The Korean Customs Service (KSC) has signed an MoU with the Korean operator of Malltail to develop a blockchain-based customs platform for the e-commerce industry, local media outlet Chosun. Malltail is the leading consumer parcel forwarding service to Korea, with reportedly over one mln users. Its Korean operator, Korea Center, will be tasked with business and technical development of the blockchain-based customs platform, which is to be operated by the KCS for seven Malltail distribution centers across the US, Japan and Germany. The company anticipates that once the technology is implemented at full-scale, the process for customs clearance of goods will be simplified through the data sharing and the automatic generation of customs declarations, resulting in a more transparent and efficient customs service overall.
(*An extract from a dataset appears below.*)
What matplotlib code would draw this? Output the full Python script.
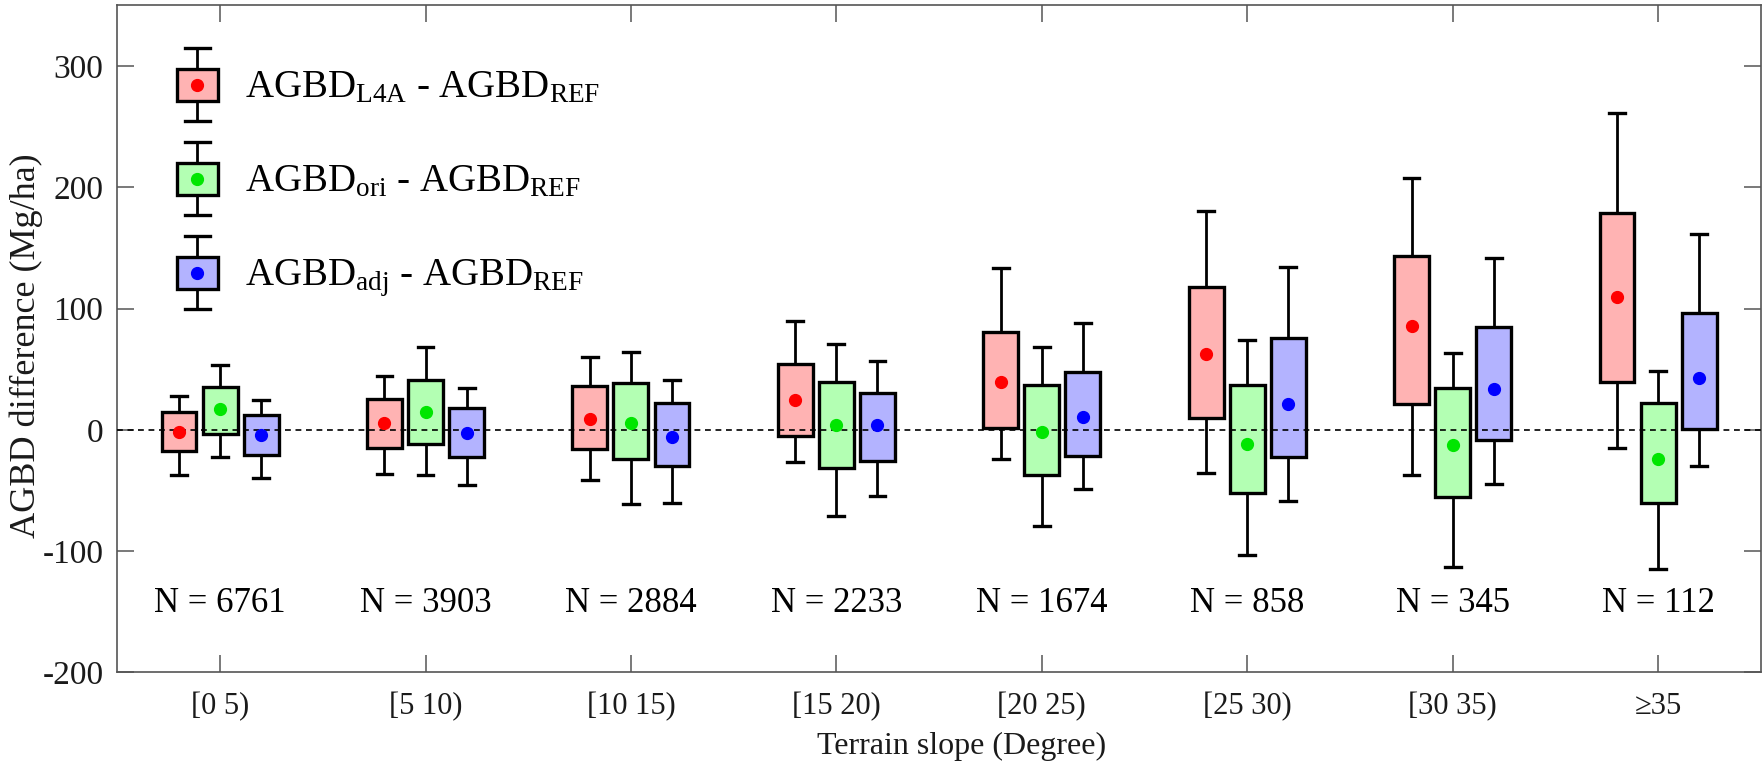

In January 2018, Maersk and IBM announced the intention to establish a new blockchain platform to provide more efficient and secure methods for conducting global trade using blockchain technology. The new company aims at bringing the industry together on an open blockchain platform that offers a suite of digital products and integration services. The platform is currently being tested by a number of selected partners who all have interest in developing smarter processes for trade.

Conclusion

The power of blockchain could have a great impact on customs’ day-to-day operations. In collaboration with the private sector-driven initiative to enhance the ‘traceability’ and ‘connectivity’ of supply chains all the way through by leveraging distributed ledgers. Customs would be able to have a broader and clearer picture of international trade particularly in terms of the movement of cargoes and consignments as being tied with the flow of capital. This indicates the possibility of ensuring that customs are fully informed and well-prepared in dealing with a variety of risk and threats and thus enabling knowledge-based enforcement in pursuit of stricter compliance and faster clearance. In addition, Customs could be elevated to the position of a fully-fledged border regulator endowed with a broader range of functions including but not limited to combatting cross-border illicit financial flows.